E se ci si domandasse cosa c'entri tutto ciò con l’elenco dei magistrati uccisi la risposta è ancora una volta nelle parole di Saverio Lodato: “C’entra perché a mia memoria è almeno da quarant'anni che la politica cerca un regolamento di conti con la magistratura. E Giovanni Falcone in prima persona, è bene non dimenticarlo mai, prima di essere assassinato dai mafiosi fu dichiarato clinicamente morto dai suoi colleghi del palazzo di giustizia di Palermo. Da alcuni dei suoi colleghi del palazzo di giustizia di Palermo, all'interno del consiglio superiore della magistratura di allora - parliamo di quarant'anni fa - e dell'associazionismo”. A testimonianza del fatto che questa “è storia vecchia”. “La magistratura e il Csm, che teoricamente dovrebbero essere una casa di vetro agli occhi dei cittadini italiani - ha continuato Lodato -, una casa di vetro non lo è stata mai. Oggi con caso il Palamara si stanno raccogliendo i cocci. Nel libro ("I nemici della giustizia"), con il dottore Di Matteo, non facciamo pettegolezzi, non raccontiamo retroscena, non sveliamo segreti, semplicemente ricostruiamo un ragionamento (lo ricostruisce ovviamente il dottore Di Matteo rispondendo alle mie domande che ha accettato benevolmente di farsi porre per spiegare) che esiste una magistratura possibile.

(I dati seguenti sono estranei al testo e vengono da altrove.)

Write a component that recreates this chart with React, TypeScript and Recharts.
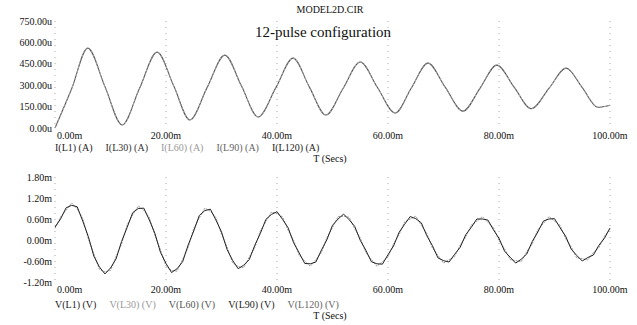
import React from 'react'
import { LineChart, Line, XAxis, YAxis, CartesianGrid } from 'recharts'

// time axis (ms)
const X_TICKS = [0, 20, 40, 60, 80, 100]

const I_TIME = [0, 3, 5.9, 9, 12.1, 15.2, 18.4, 21.4, 24.3, 27.4, 30.6, 33.6, 36.6, 39.8, 42.9, 45.8, 48.8, 51.9, 55, 58.1, 61.3, 64.2, 67.2, 70.3, 73.5, 76.6, 79.6, 82.7, 85.8, 89, 92.1, 95, 97.8, 100]
const I_L1 = [0, 275, 560, 290, 21, 275, 532, 294, 56, 283, 511, 294, 77, 283, 490, 290, 91, 277, 463, 284, 105, 280, 455, 286, 118, 280, 441, 288, 135, 277, 420, 283, 145, 160]
const I_NAMES = ['I(L1) (A)', 'I(L30) (A)', 'I(L60) (A)', 'I(L90) (A)', 'I(L120) (A)']
const I_TICKS = [0, 150, 300, 450, 600, 750]

// bottom plot: inductor voltages (mV), 1 ms steps
const V_L1 = [
  0.37, 0.60, 0.92, 0.99, 0.95, 0.54, 0.10, -0.46, -0.77, -0.97,
  -0.80, -0.54, -0.04, 0.36, 0.78, 0.90, 0.91, 0.57, 0.19, -0.35,
  -0.67, -0.93, -0.82, -0.62, -0.14, 0.26, 0.70, 0.84, 0.88, 0.57,
  0.23, -0.27, -0.58, -0.82, -0.72, -0.56, -0.15, 0.19, 0.59, 0.73,
  0.81, 0.59, 0.35, -0.08, -0.37, -0.67, -0.68, -0.63, -0.29, 0.01,
  0.42, 0.60, 0.74, 0.58, 0.39, -0.01, -0.29, -0.62, -0.68, -0.69,
  -0.42, -0.17, 0.22, 0.45, 0.67, 0.61, 0.49, 0.12, -0.16, -0.51,
  -0.59, -0.63, -0.41, -0.21, 0.15, 0.36, 0.60, 0.60, 0.57, 0.29,
  0.05, -0.32, -0.49, -0.66, -0.55, -0.40, -0.04, 0.23, 0.54, 0.60,
  0.61, 0.35, 0.11, -0.26, -0.44, -0.60, -0.50, -0.43, -0.15, 0.05, 0.34,
]
const V_L30 = [
  0.33, 0.66, 0.85, 1.06, 0.89, 0.61, 0.04, -0.40, -0.84, -0.91,
  -0.87, -0.48, -0.11, 0.43, 0.72, 0.97, 0.85, 0.64, 0.13, -0.28,
  -0.74, -0.87, -0.89, -0.55, -0.21, 0.33, 0.63, 0.91, 0.82, 0.64,
  0.16, -0.20, -0.65, -0.76, -0.79, -0.49, -0.22, 0.26, 0.52, 0.80,
  0.75, 0.66, 0.28, -0.01, -0.44, -0.60, -0.75, -0.56, -0.36, 0.08,
  0.35, 0.67, 0.68, 0.65, 0.32, 0.06, -0.36, -0.55, -0.75, -0.62,
  -0.49, -0.10, 0.15, 0.52, 0.60, 0.68, 0.42, 0.19, -0.23, -0.44,
  -0.66, -0.56, -0.48, -0.14, 0.08, 0.43, 0.53, 0.67, 0.50, 0.36,
  -0.02, -0.25, -0.56, -0.59, -0.62, -0.33, -0.11, 0.30, 0.47, 0.67,
  0.54, 0.42, 0.04, -0.19, -0.51, -0.53, -0.57, -0.36, -0.22, 0.11, 0.31,
]
const V_NAMES = ['V(L1) (V)', 'V(L30) (V)', 'V(L60) (V)', 'V(L90) (V)', 'V(L120) (V)']
const V_TICKS = [-1.2, -0.6, 0, 0.6, 1.2, 1.8]

const I_LEGEND_COLORS = ['#222', '#333', '#999', '#666', '#222']
const V_LEGEND_COLORS = ['#222', '#999', '#555', '#222', '#666']

const iData = I_TIME.map((t, i) => ({ t, i1: I_L1[i] }))
const vData = V_L1.map((v, i) => ({ t: i, v1: v, v30: V_L30[i] }))

const FONT = '"Liberation Serif", "Times New Roman", serif'

function XTick(props: any) {
  const { x, y, payload, index } = props
  return (
    <text x={index === 0 ? x + 2 : x} y={y + 9} textAnchor={index === 0 ? 'start' : 'middle'}
      fontSize={10} fontFamily={FONT} fill="#111">
      {payload.value.toFixed(2)}m
    </text>
  )
}

function makeYTick(unit: string) {
  return function YTick(props: any) {
    const { x, y, payload } = props
    return (
      <text x={x} y={y + 3.5} textAnchor="end" fontSize={10} fontFamily={FONT} fill="#111">
        {payload.value.toFixed(2)}{unit}
      </text>
    )
  }
}

function LegendRow({ names, colors, top }: { names: string[]; colors: string[]; top: number }) {
  return (
    <div style={{ position: 'absolute', left: 55, top, fontSize: 10, lineHeight: '10px', fontFamily: FONT, whiteSpace: 'nowrap' }}>
      {names.map((n, i) => (
        <span key={n} style={{ color: colors[i], marginRight: 13 }}>{n}</span>
      ))}
    </div>
  )
}

function AxisTitle({ top }: { top: number }) {
  return (
    <div style={{ position: 'absolute', left: 290, width: 80, top, lineHeight: '10px', textAlign: 'center', fontSize: 10, fontFamily: FONT, color: '#111' }}>
      T (Secs)
    </div>
  )
}

export default function App() {
  return (
    <div style={{ position: 'absolute', left: 0, top: 0, width: 637, height: 325, background: '#fff', fontFamily: FONT }}>
      <div style={{ position: 'absolute', left: 0, top: 0 }}>
        <LineChart width={637} height={160} data={iData} margin={{ top: 21, right: 27, left: 0, bottom: 20 }}>
          <CartesianGrid horizontal={false} strokeDasharray="1 5" stroke="#aaa" />
          <XAxis dataKey="t" type="number" domain={[0, 100]} ticks={X_TICKS} height={12} interval={0}
            axisLine={false} tickLine={false} tickSize={0} tick={<XTick />} />
          <YAxis type="number" domain={[0, 750]} ticks={I_TICKS} width={55} interval={0}
            axisLine={false} tickLine={false} tickSize={0} tickMargin={3} tick={makeYTick('u')} />
          <Line type="monotone" dataKey="i1" stroke="#555" strokeWidth={1.1} dot={false} isAnimationActive={false} />
          <Line type="monotone" dataKey="i1" stroke="#aaa" strokeWidth={1} strokeDasharray="2 2" dot={false} isAnimationActive={false} />
        </LineChart>
      </div>
      <div style={{ position: 'absolute', left: 270, width: 120, top: 4, textAlign: 'center', fontSize: 10, color: '#111' }}>
        MODEL2D.CIR
      </div>
      <div style={{ position: 'absolute', left: 223, width: 200, top: 24, textAlign: 'center', fontSize: 15, color: '#111' }}>
        12-pulse configuration
      </div>
      <LegendRow names={I_NAMES} colors={I_LEGEND_COLORS} top={143} />
      <AxisTitle top={154} />

      <div style={{ position: 'absolute', left: 0, top: 165 }}>
        <LineChart width={637} height={160} data={vData} margin={{ top: 12, right: 27, left: 0, bottom: 31 }}>
          <CartesianGrid horizontal={false} strokeDasharray="1 5" stroke="#aaa" />
          <XAxis dataKey="t" type="number" domain={[0, 100]} ticks={X_TICKS} height={12} interval={0}
            axisLine={false} tickLine={false} tickSize={0} tick={<XTick />} />
          <YAxis type="number" domain={[-1.2, 1.8]} ticks={V_TICKS} width={55} interval={0}
            axisLine={false} tickLine={false} tickSize={0} tickMargin={3} tick={makeYTick('m')} />
          <Line type="linear" dataKey="v30" stroke="#999" strokeWidth={1} strokeDasharray="2 1" dot={false} isAnimationActive={false} />
          <Line type="linear" dataKey="v1" stroke="#222" strokeWidth={1} dot={false} isAnimationActive={false} />
        </LineChart>
      </div>
      <LegendRow names={V_NAMES} colors={V_LEGEND_COLORS} top={300} />
      <AxisTitle top={311} />
    </div>
  )
}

Diversa da quello che oggi sta apparendo agli occhi degli Italiani".
Il discorso di Mattarella
Durante il Tg2 Post, infine, è andato in onda anche un estratto dell’intervento che oggi il Presidente della Repubblica Sergio Mattarella ha rivolto ai giovani della Corte dei Conti, ai quali ha detto: “La professionalità non può mai ridursi a mera tecnicalità, ma richiede l'esercizio di onestà intellettuale, di equilibrio, di sobrietà, di obiettività, assenza di autoreferenzialità, disponibilità al confronto e impone di rifuggire da logiche corporative che snaturano e deprimono la figura del magistrato". Parole con cui il Capo dello Stato “ha dimostrato, ancora una volta, di essere veramente una garanzia per la salvaguardia dei principi di autonomia e indipendenza della magistratura e per la garanzia della salvaguardia di tutti i principi che la Costituzione detta in materia di giustizia: ad esempio quelli che prevedono che i magistrati siano soggetti soltanto alla Legge e che i giudici si distinguono soltanto per l’esercizio delle funzioni e non per la gerarchia”, ha commentato Di Matteo. “Il Presidente Mattarella ha sempre rappresentato la principale garanzia della tenuta di questi principi costituzionali”, soprattutto dinnanzi alle recenti crisi intestine alla magistratura.